Certains parents se projettent très tôt dans une vie de famille. Tout cela s’interrompt de manière extrêmement violente avec la perte du bébé
Relativement fréquentes, les fausses couches concerneraient entre 15 à 20% des grossesses confirmées. Elles sont cependant encore régulièrement vécues dans la solitude. «Le secret entourant les trois premiers mois de la grossesse, puis la perte du bébé, rend plus difficile pour le couple de pouvoir partager son deuil, explique la professeure Antje Horsch, psychologue et directrice du Lausanne Perinatal Research Group à l’Université de Lausanne. Ce dernier peut alors se sentir isolé et insuffisamment entendu dans sa souffrance, y compris par l’entourage dont certaines remarques peuvent s’avérer inadaptées. Il est important d’être conscient que des parents développent un attachement prénatal même en tout début de grossesse et se projettent très tôt dans une vie de famille. Tout cela s’interrompt de manière extrêmement violente avec la perte du bébé.»
Pour Tom Bourne, il est fondamental de mettre en place des outils de dépistage permettant d’identifier, dans les trois mois suivant l’arrêt de la grossesse, la présence d’une éventuelle pathologie psychologique. «Les personnes atteignant des critères d’anxiété ou de dépression importants se verront probablement proposer une thérapie comportementale cognitive et, si nécessaire, une prise en charge médicamenteuse. Nous prévoyons actuellement un essai afin de déterminer le traitement optimal du stress post-traumatique spécifiquement associé aux fausses couches ou aux grossesses extra-utérines.»
Enorme vide
Le peu de souvenirs ou de preuves de vie en lien avec l’enfant peut également compliquer le processus de deuil. «Souvent les gens croient, à tort, que la perte d’un enfant en début de grossesse est plus facile à accepter que la perte d’un enfant en fin de grossesse. Or, pour moi, c’est justement parce qu’il ne reste rien de cet enfant que c’est une vraie souffrance, c’est un énorme vide qui ne peut être comblé. Même si le temps peut apaiser cette douleur, il ne l’effacera jamais complètement», écrit Anne-Marie Menoud, dans son ouvrage épistolaire intitulé Tu aurais 25 ans Julien (Editions Agapa).
Il y a souvent une différence de vécu entre la femme et l’homme. Si elles sont mal comprises, ces divergences peuvent devenir une source de malentendus.
Inscrire l’enfant dans l’histoire familiale peut alors s’avérer salutaire. «Depuis le 1er janvier 2019, il est possible, pour les parents d’un enfant né sans vie y compris avant 22 semaines de grossesse, de demander un document officiel attestant son existence, précise Sandrine Limat Nobile, psychologue et collaboratrice à Agapa Suisse romande, une association permettant notamment d’aider les parents à surmonter une perte de grossesse. Ces derniers peuvent donner un nom au bébé et lui attribuer un genre s’ils le désirent. Cette révision de l’ordonnance sur l’état civil a été réalisée afin de permettre aux personnes qui en ont besoin de faire reconnaître leur bébé aux yeux de la société.»
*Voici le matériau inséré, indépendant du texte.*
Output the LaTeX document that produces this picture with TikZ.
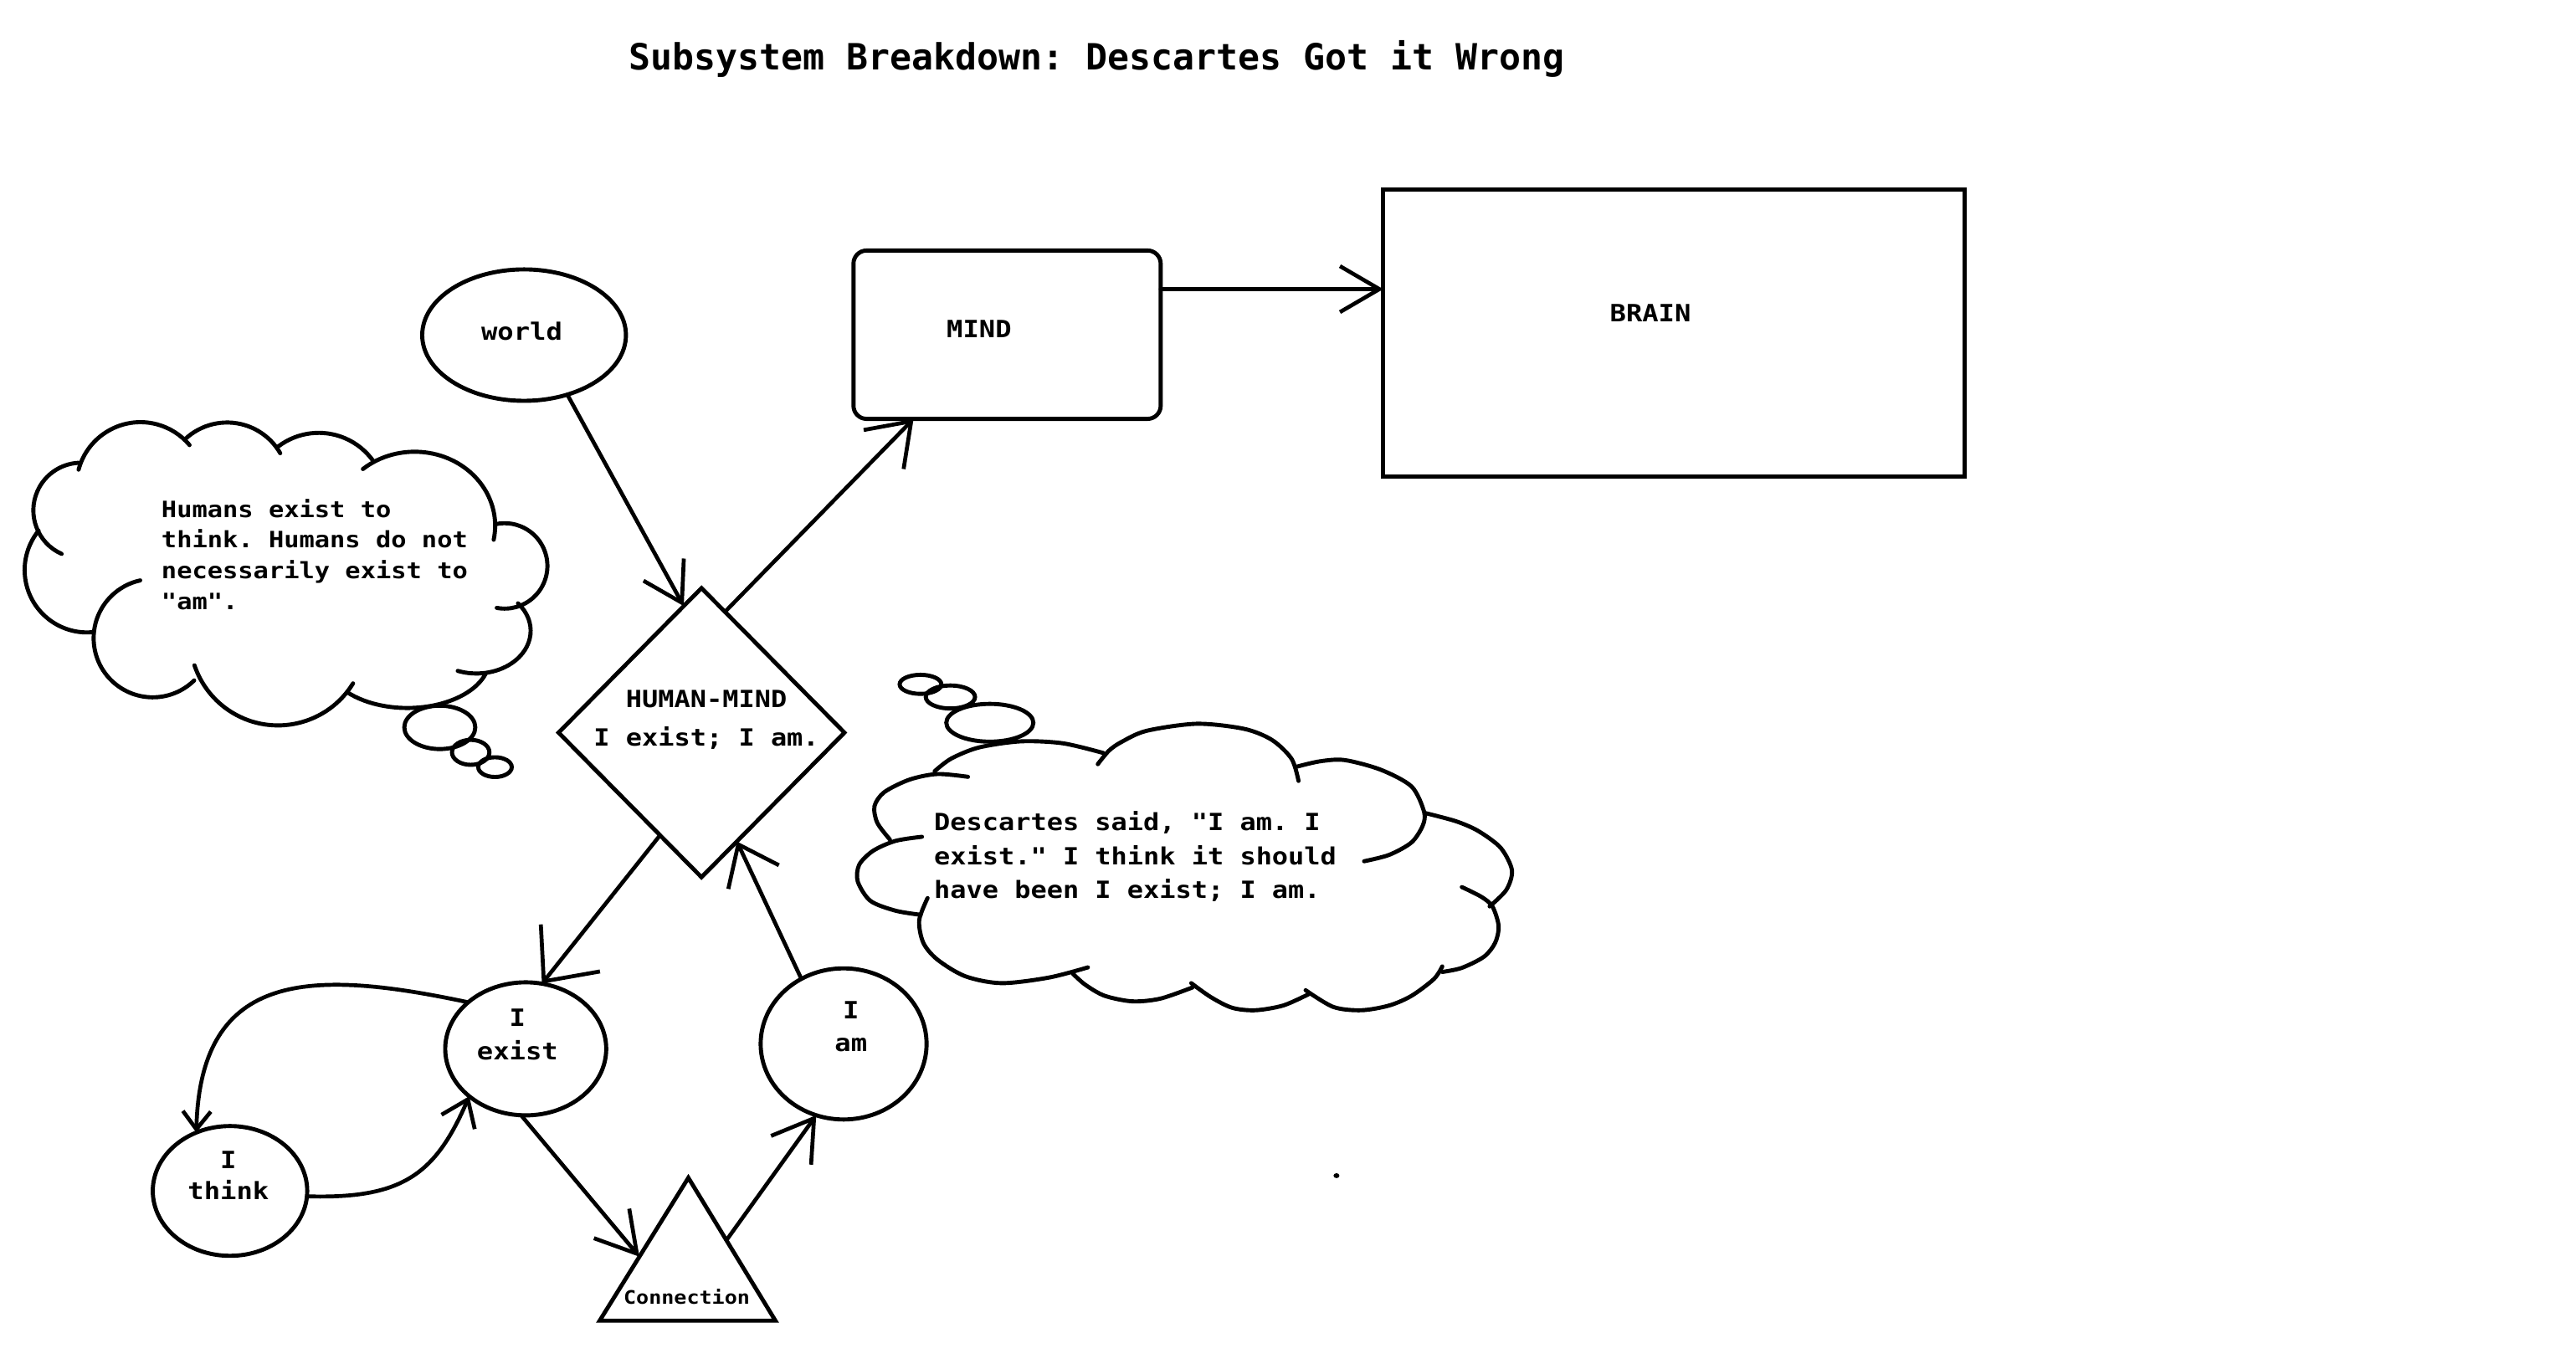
\documentclass[tikz,border=0pt]{standalone}
\usepackage{fontspec}
\usetikzlibrary{shapes.geometric,arrows.meta,calc}
\newfontfamily\djt{DejaVu Sans Mono Bold}
\newfontfamily\djb{DejaVu Sans Mono Bold}[FakeStretch=1.13]
\frenchspacing
\newcommand{\cpuff}[4]{\draw[cloudline] ([shift={(#3:#2)}]#1) arc[start angle=#3,end angle=#4,radius=#2];}
\tikzset{
  every node/.style={inner sep=0pt,outer sep=0pt},
  shapeline/.style={draw,line width=2.5pt},
  oval/.style 2 args={shapeline,ellipse,minimum width=#1,minimum height=#2},
  lab/.style={font=\djb\fontsize{14.5}{20.4}\selectfont,align=center,anchor=base},
  arr/.style 2 args={line width=2.4pt,line cap=round,-{Straight Barb[length=#1pt,width=#2pt]}},
  cloudline/.style={line width=2.5pt,line cap=round},
}
\begin{document}
\begin{tikzpicture}[x=1pt,y=-1pt]
\useasboundingbox (0,0) rectangle (1568,833.4);
% title
\node[font=\djt\fontsize{22}{26}\selectfont\frenchspacing,anchor=base] (title) at (667.5,42.4) {Subsystem Breakdown: Descartes Got it Wrong};
% main shapes
\node[oval={124pt}{80pt}] (world) at (319,204) {};
\node[lab] (worldtxt) at (317.6,207.2) {world};
\node[shapeline,rectangle,rounded corners=8pt,minimum width=187pt,minimum height=102.5pt] (mind) at (613,203.75) {};
\node[lab] (mindtxt) at (596,205.5) {MIND};
\node[shapeline,rectangle,minimum width=354pt,minimum height=174.4pt] (brain) at (1019,202.8) {};
\node[lab] (braintxt) at (1004.6,196.1) {BRAIN};
\node[shapeline,diamond,minimum width=174pt,minimum height=176pt] (hm) at (427,446) {};
\node[lab,font=\djb\fontsize{14.4}{23.5}\selectfont\frenchspacing] (hmtxt) at (430,454) {HUMAN-MIND\\I exist; I am.};
\node[oval={98pt}{81pt}] (iexist) at (320,638.5) {};
\node[lab] (iexisttxt) at (315,645.4) {I\\exist};
\node[oval={94pt}{79pt}] (ithink) at (140,725) {};
\node[lab,font=\djb\fontsize{14.5}{18.5}\selectfont] (ithinktxt) at (139,730) {I\\think};
\node[oval={101pt}{92pt}] (iam) at (513.5,635.5) {};
\node[lab,font=\djb\fontsize{14.5}{20}\selectfont] (iamtxt) at (518,640) {I\\am};
% triangle
\coordinate (tapex) at (419,717);
\coordinate (tbl) at (365,804);
\coordinate (tbr) at (472,804);
\draw[shapeline] (tapex) -- (tbl) -- (tbr) -- cycle;
\coordinate (tleft) at ($(tapex)!0.552!(tbl)$);
\coordinate (tright) at ($(tapex)!0.437!(tbr)$);
\node[lab,font=\djb\fontsize{11.3}{14}\selectfont] (conntxt) at (418,794) {Connection};
% connectors
\draw[arr={24}{28}] ([yshift=27.75pt]mind.east) -- ([yshift=26.8pt]brain.west);
\draw[arr={23}{28}] (world.-54) -- (hm.98);
\draw[arr={24}{34}] (hm.79) -- (mind.222);
\draw[arr={26}{46}] (hm.248) -- (iexist.76);
\draw[arr={11}{17}] (iexist.141) .. controls (190,590) and (122,590) .. (ithink.120);
\draw[arr={15}{22}] (ithink.-4) .. controls (245,730) and (265,715) .. (iexist.220);
\draw[arr={24}{28}] (iexist.-94) -- (tleft);
\draw[arr={24}{30}] (tright) -- (iam.249);
\draw[arr={22}{34}] (iam.123) -- (hm.-72);
% left cloud
\cpuff{85.5,296}{39}{195}{320}
\cpuff{138.25,294.5}{37.3}{226.6}{330.1}
\cpuff{194,304.2}{40.7}{233}{325}
\draw[cloudline] ([shift={(230:49 and 45)}]252.4,320) arc[start angle=230,end angle=371,x radius=49,y radius=45];
\cpuff{307.2,344.5}{26}{257}{460.7}
\draw[cloudline] ([shift={(320:33 and 26)}]290,384) arc[start angle=320,end angle=470.2,x radius=33,y radius=26];
\draw[cloudline] ([shift={(17.5:50 and 30)}]248,401) arc[start angle=17.5,end angle=137,x radius=50,y radius=30];
\cpuff{169.2,388}{53.6}{31.5}{161.5}
\cpuff{93,388.5}{36}{45.6}{257.7}
\cpuff{53,347}{38}{84}{219}
\cpuff{49.3,310.7}{29}{114}{267}
\node[font=\djb\fontsize{13.7}{18.7}\selectfont\frenchspacing,align=left,anchor=base west] (lctext) at (98.3,371) {Humans exist to\\think. Humans do not\\necessarily exist to\\"am".};
\draw[cloudline] (267.7,442.8) ellipse [x radius=21.6,y radius=13.2];
\draw[cloudline] (286.5,458) ellipse [x radius=11.4,y radius=7.6];
\draw[cloudline] (301.3,467) ellipse [x radius=10.2,y radius=6];
% right cloud
\draw[cloudline] plot[smooth] coordinates {(568.9,469.5) (579,461.8) (596,455) (621.5,451.3) (647,452.5) (671.6,458.4)};
\draw[cloudline] plot[smooth] coordinates {(668.2,465.2) (675,457) (682.6,451.7) (697.9,444.9) (728.5,440.6) (757.3,443.7) (774.3,450.5) (786.2,462) (790.4,475.4)};
\draw[cloudline] plot[smooth] coordinates {(788.7,466.9) (803.2,463.5) (818.4,462.7) (840.5,468.6) (859.2,478.8) (866.8,494.1) (866,502.6) (859.2,512.8) (845.6,520.4) (830.3,524.3)};
\draw[cloudline] plot[smooth] coordinates {(867.7,495) (886.4,500) (900,506) (913.5,516.2) (920.3,529.8) (916.9,541.7) (906.7,551.8)};
\draw[cloudline] plot[smooth] coordinates {(889.8,540) (901.6,545.9) (908.4,551.8) (912.2,563.7) (910.1,573.9) (903.3,582.4) (889.8,589.2) (877.9,591.7)};
\draw[cloudline] plot[smooth] coordinates {(877.9,588.3) (872.8,596) (859.2,606.2) (845.6,612.1) (828.6,615) (811.6,613) (794.7,602.8)};
\draw[cloudline] plot[smooth] coordinates {(796.4,605.3) (781.1,612.1) (764.1,615) (750,613.5) (737,607) (725.1,598.5)};
\draw[cloudline] plot[smooth] coordinates {(725.9,601.1) (706.4,607.9) (689.4,609.6) (672.4,606.2) (660.5,599.4) (652.9,592.6)};
\draw[cloudline] plot[smooth] coordinates {(662.2,588.9) (638.5,595.1) (609.6,598.5) (587.5,594.3) (570.5,584.1) (562,573.9) (559.5,560.3) (564.6,546.7)};
\draw[cloudline] plot[smooth] coordinates {(560.4,556.9) (545.1,554.4) (529.8,548.4) (522.1,536.6) (523,526.4) (531.5,517.9) (545.1,511.9) (561.2,509.4)};
\draw[cloudline] plot[smooth] coordinates {(541.7,511.1) (534,500.9) (532.3,490.7) (538.3,482.2) (553.6,474.6) (570.5,471.2) (589.2,472.9)};
\node[font=\djb\fontsize{14.4}{20.7}\selectfont\frenchspacing,align=left,anchor=base west] (rctext) at (568.6,547.1) {Descartes said, "I am. I\\exist." I think it should\\have been I exist; I am.};
\draw[cloudline] (602.5,440) ellipse [x radius=26.5,y radius=11.5];
\draw[cloudline] (578.5,424.3) ellipse [x radius=15,y radius=7];
\draw[cloudline] (560.3,416.6) ellipse [x radius=12.7,y radius=5.8];
% stray dot
\fill (813.5,715.7) ellipse [x radius=1.8,y radius=1.5];
\end{tikzpicture}
\end{document}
Les deux parents peuvent également vivre le deuil à des rythmes différents, un phénomène venant compliquer une situation par ailleurs déjà difficile. «Il y a souvent une différence de vécu entre la femme et l’homme, confirme Sandrine Limat Nobile. Si elles sont mal comprises, ces divergences peuvent devenir une source de malentendus.» Raison pour laquelle Antje Horsch plaide pour une intégration du père dans la prise en charge consécutive à la perte d’un bébé. «Des enquêtes réalisées au Centre hospitalier universitaire vaudois à Lausanne nous ont permis de constater que ceux-ci pouvaient également souffrir d’anxiété, de dépression et de stress post-traumatique. C’est pourquoi la recherche devrait également s’intéresser aux partenaires qui, eux aussi, ont vu leur projet de parentalité s’arrêter soudainement.»